The FCA has published the final report of its market study into the pricing of home and motor insurance. The watchdog is concerned these markets are not working well for consumers and is setting out proposed remedies to address this.
The new measures seek to enhance competition, ensure consumers will receive fair value, and increase trust in these markets.
The FCA is proposing that when a customer renews their home or motor insurance policy, they pay no more than they would if they were new to their provider through the same sales channel. For example, if the customer bought the policy online, they would be charged the same price as a new customer buying online.
Firms would be free to set new business prices, but they would be prevented from gradually increasing the renewal price to consumers over time (known as ‘price walking’) other than in line with changes in customers’ risk. For existing consumers, their renewal price would be no higher than the equivalent new business price.
Firms use complex and opaque pricing practices that allow them to raise prices for consumers that renew with them year on year. While some people shop around for a deal, many others are losing out for being loyal. Firms target price increases on consumers who are less likely to switch and use practices that make it harder for people to leave.
At the same time, firms do not always offer regular switchers their lowest prices. The FCA identified 6 million policyholders were paying high or very high margins in 2018. If they paid the average for their risk, they would have saved £1.2 billion. Some of this is due to harmful pricing practices, which the FCA’s proposals aim to tackle.
The financial watchdog is also consulting on other new measures to further boost competition and deliver fair value to all insurance customers including:
- Product governance rules requiring firms to consider how they offer fair value to all insurance customers over the longer term.
- Requirements on firms to report certain data sets to the FCA so that it can check the rules are being followed.
- Making it simpler to stop automatic renewal across all general insurance products.
Christopher Woolard, interim chief executive of the FCA, said: “We are consulting on a radical package that would ensure firms cannot charge renewing customers more than new customers in future, and put an end to the very high prices paid by some long-standing customers. The package would also ensure that firms focus on providing fair value to all their customers.
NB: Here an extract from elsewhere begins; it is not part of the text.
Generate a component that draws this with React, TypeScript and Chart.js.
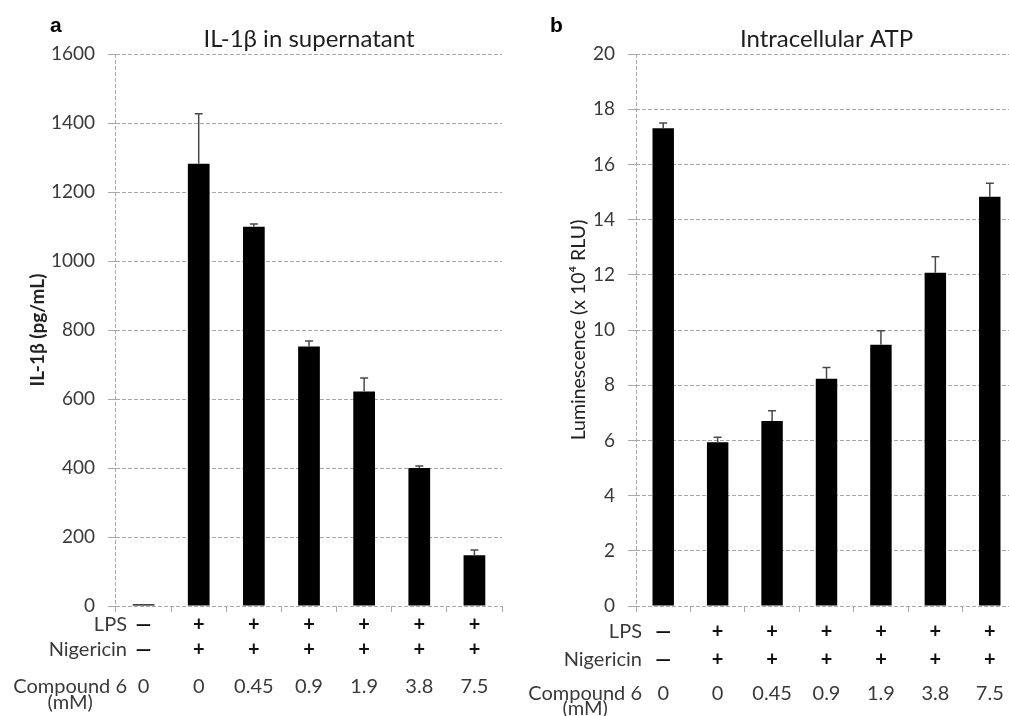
import React, { useEffect, useRef } from "react";
import { Chart, registerables } from "chart.js";

Chart.register(...registerables);

// ---------- data ----------
const categories = ["0", "0", "0.45", "0.9", "1.9", "3.8", "7.5"];
const lpsRow = ["—", "+", "+", "+", "+", "+", "+"];
const nigericinRow = ["—", "+", "+", "+", "+", "+", "+"];
const rowHeaders = ["LPS", "Nigericin", "Compound 6", "(mM)"];

const il1bValues = [5, 1282, 1099, 752, 622, 400, 147];
const il1bErrors = [0, 145, 8, 16, 39, 6, 15];

const atpValues = [17.31, 5.93, 6.7, 8.23, 9.47, 12.07, 14.83];
const atpErrors = [0.19, 0.18, 0.37, 0.41, 0.5, 0.58, 0.49];

const il1bAxis = { min: 0, max: 1600, step: 200 };
const atpAxis = { min: 0, max: 20, step: 2 };

const titleA = "IL-1β in supernatant";
const titleB = "Intracellular ATP";
const yTitleA = "IL-1β (pg/mL)";
const yTitleB = "Luminescence (x 10⁴ RLU)";

// ---------- styling ----------
const FONT = "Lato, 'Open Sans', sans-serif";
const GRID = "#a8a8a8";
const TEXT = "#3a3a3a";

type PanelLayout = {
  letter: string;
  letterX: number;
  letterY: number;
  yWidth: number;
  rightPad: number;
  headerRight: number;
  rowY: number[];
  yTitleCenter: number;
  yTitleSize: number;
  yTitleBold: boolean;
};

function makePlugins(layout: PanelLayout) {
  const errorBars = {
    id: "errorBars",
    afterDatasetsDraw(chart: any) {
      const { ctx } = chart;
      const ds = chart.data.datasets[0];
      const meta = chart.getDatasetMeta(0);
      const y = chart.scales.y;
      ctx.save();
      ctx.strokeStyle = "#4a4a4a";
      ctx.lineWidth = 1.5;
      meta.data.forEach((bar: any, i: number) => {
        const err = ds.errors[i];
        if (!err) return;
        const top = y.getPixelForValue(ds.data[i] + err);
        ctx.beginPath();
        ctx.moveTo(bar.x, bar.y);
        ctx.lineTo(bar.x, top);
        ctx.moveTo(bar.x - 4, top);
        ctx.lineTo(bar.x + 4, top);
        ctx.stroke();
      });
      ctx.restore();
    },
  };

  const table = {
    id: "tableRows",
    afterDraw(chart: any) {
      const { ctx } = chart;
      const x = chart.scales.x;
      ctx.save();
      ctx.fillStyle = TEXT;
      ctx.textBaseline = "middle";
      ctx.font = `20px ${FONT}`;
      ctx.textAlign = "right";
      ctx.fillText(rowHeaders[0], layout.headerRight, layout.rowY[0]);
      ctx.fillText(rowHeaders[1], layout.headerRight, layout.rowY[1]);
      ctx.fillText(rowHeaders[2], layout.headerRight, layout.rowY[2]);
      const w = ctx.measureText(rowHeaders[2]).width;
      ctx.textAlign = "center";
      ctx.fillText(rowHeaders[3], layout.headerRight - w / 2, layout.rowY[3]);
      ctx.fillStyle = "#111";
      ctx.font = `bold 20px ${FONT}`;
      categories.forEach((c, i) => {
        const px = x.getPixelForValue(i);
        ctx.fillText(lpsRow[i], px, layout.rowY[0]);
        ctx.fillText(nigericinRow[i], px, layout.rowY[1]);
      });
      ctx.fillStyle = TEXT;
      ctx.font = `20px ${FONT}`;
      categories.forEach((c, i) => {
        const px = x.getPixelForValue(i);
        ctx.fillText(c, px, layout.rowY[2]);
      });
      ctx.fillStyle = "#000";
      ctx.font = `bold 21px 'Liberation Sans', Arial, sans-serif`;
      ctx.textAlign = "left";
      ctx.textBaseline = "alphabetic";
      ctx.fillText(layout.letter, layout.letterX, layout.letterY);
      ctx.restore();
    },
  };
  return [errorBars, table];
}

function makeConfig(
  values: number[],
  errors: number[],
  axis: { min: number; max: number; step: number },
  title: string,
  yTitle: string,
  layout: PanelLayout
): any {
  const yTitleFontSize = layout.yTitleSize;
  const yTitleLH = yTitleFontSize * 1.2;
  return {
    type: "bar",
    data: {
      labels: categories,
      datasets: [
        {
          data: values,
          errors: errors,
          backgroundColor: "#000",
          borderWidth: 0,
          barPercentage: 0.394,
          categoryPercentage: 1,
        },
      ],
    },
    options: {
      responsive: false,
      animation: false,
      layout: { padding: { left: 0, right: layout.rightPad, top: 0, bottom: 0 } },
      plugins: {
        legend: { display: false },
        tooltip: { enabled: false },
        title: {
          display: true,
          text: title,
          fullSize: false,
          color: "#1e1e1e",
          font: { family: FONT, size: 24, weight: "normal", lineHeight: 1.2 },
          padding: { top: 24.6, bottom: 0.6 },
        },
      },
      scales: {
        x: {
          offset: true,
          afterFit(scale: any) {
            scale.height = 110;
          },
          ticks: { display: false },
          border: { display: false, dash: [4, 2] },
          grid: {
            offset: true,
            drawOnChartArea: true,
            color: (ctx: any) => (ctx.index === 0 ? GRID : "rgba(0,0,0,0)"),
            tickColor: GRID,
            tickLength: 6,
            lineWidth: 1,
          },
        },
        y: {
          min: axis.min,
          max: axis.max,
          afterFit(scale: any) {
            scale.width = layout.yWidth;
          },
          ticks: {
            stepSize: axis.step,
            color: TEXT,
            padding: 13,
            font: { family: FONT, size: 19 },
            callback: (v: number) => String(v),
          },
          border: { display: false, dash: [4, 2] },
          grid: {
            color: GRID,
            tickColor: GRID,
            tickLength: 8,
            lineWidth: 1,
          },
          title: {
            display: true,
            text: yTitle,
            color: "#222",
            font: {
              family: FONT,
              size: yTitleFontSize,
              weight: layout.yTitleBold ? "bold" : "normal",
              lineHeight: 1.2,
            },
            padding: { top: layout.yTitleCenter - yTitleLH / 2, bottom: 0 },
          },
        },
      },
    },
    plugins: makePlugins(layout),
  };
}

const layoutA: PanelLayout = {
  letter: "a",
  letterX: 50,
  letterY: 32,
  yWidth: 116,
  rightPad: 2,
  headerRight: 127,
  rowY: [625, 650, 687, 703],
  yTitleCenter: 38,
  yTitleSize: 19,
  yTitleBold: true,
};

const layoutB: PanelLayout = {
  letter: "b",
  letterX: 45,
  letterY: 32,
  yWidth: 131,
  rightPad: 2,
  headerRight: 137,
  rowY: [632, 660, 694, 709],
  yTitleCenter: 74,
  yTitleSize: 19.5,
  yTitleBold: false,
};

function Panel(props: {
  left: number;
  width: number;
  values: number[];
  errors: number[];
  axis: { min: number; max: number; step: number };
  title: string;
  yTitle: string;
  layout: PanelLayout;
}) {
  const ref = useRef<HTMLCanvasElement | null>(null);
  useEffect(() => {
    if (!ref.current) return;
    const chart = new Chart(
      ref.current,
      makeConfig(props.values, props.errors, props.axis, props.title, props.yTitle, props.layout)
    );
    return () => chart.destroy();
  }, []);
  return (
    <div style={{ position: "absolute", left: props.left, top: 0, width: props.width, height: 716 }}>
      <canvas ref={ref} width={props.width} height={716} style={{ display: "block" }} />
    </div>
  );
}

export default function App() {
  return (
    <div
      style={{
        position: "fixed",
        left: 0,
        top: 0,
        width: 1009,
        height: 716,
        overflow: "hidden",
        background: "#fff",
      }}
    >
      <Panel
        left={0}
        width={504}
        values={il1bValues}
        errors={il1bErrors}
        axis={il1bAxis}
        title={titleA}
        yTitle={yTitleA}
        layout={layoutA}
      />
      <Panel
        left={505}
        width={514}
        values={atpValues}
        errors={atpErrors}
        axis={atpAxis}
        title={titleB}
        yTitle={yTitleB}
        layout={layoutB}
      />
    </div>
  );
}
We welcome feedback on the proposals.”
The FCA is seeking views on its proposals by 25 January 2021. It will consider all the feedback and intends to publish a Policy Statement and new rules next year along with its response to the consultation feedback.
Huw Evans, director general of the Association of British Insurers (ABI), commented on the publicaton of the FCA’s market study, he said: “The ABI agrees with the FCA that the household and motor insurance markets do not work as well as they should for all customers, and we continue to support the FCA’s work to address this.
“Insurers and brokers have already begun to tackle the issue of excessive price differences between new and existing customers through an industry initiative that has seen over 8.5 million pricing interventions across home and motor insurance worth £641 million.
“It is vital that price comparison websites and insurance brokers are subject to the same level of supervision and monitoring by the FCA to ensure a balanced approach.
”We will consider carefully this package of proposals, so that we can engage with the FCA on the most effective measures possible. There are winners and losers in the way the market works currently with those who switch insurance provider every year often ending up with lower prices. The FCA has confirmed that insurers have not made excessive profits.”